The corporate income tax structure has a feature commonly referred to as double taxation. Governments actually tax corporate income twice. A corporation files a tax return every year and pays income tax on net income at the corporate rate. It then distributes a portion of that net income, or profits, to shareholders in the form of dividends. The government taxes this money again at the individual level because shareholders must pay taxes on dividends received when filing individual income tax returns.

Corporations and shareholders are always looking for ways to avoid double taxation and decrease their overall tax burden. One of the mechanisms that corporations began to use to minimize the tax obligation was to hold onto profits instead of distributing them as dividends. This would increase the corporation's cash on hand, and would typically have a positive affect on its stock price. Shareholders could then sell their stock and make a profit that way. They would have to pay capital gains tax on the sale, but the tax rate for capital gains is ordinarily much less than the assessment on dividends.

To combat this practice, governments instituted the accumulated profits tax. This tax kicks in when a corporation has an excess of cash on hand that it cannot justify based on an anticipated need. For example, a corporation is allowed to stockpile cash if it expects to have to payout a substantial litigation settlement in the near future, but it cannot horde cash simply to allow its shareholders to avoid paying taxes on dividends.

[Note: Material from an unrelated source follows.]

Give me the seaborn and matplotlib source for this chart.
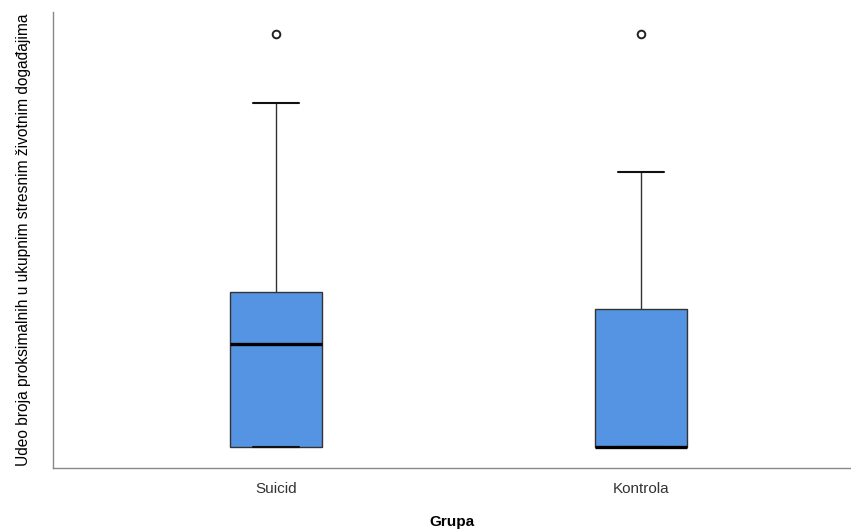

Once the corporate coffers exceed a threshold established by the tax code in its jurisdiction without adequate justification, it must pay the accumulated profits tax on the amount.

There still may be instances where a corporation chooses to pay the accumulated profits tax rather than allow shareholders to be taxed on dividends. The tax code changes periodically in every jurisdiction. Tax rates that apply to dividends, capital gains, and accumulated profits are fluid, and the right course to take to minimize the tax obligation for the corporation and its shareholders must be evaluated on an ongoing basis.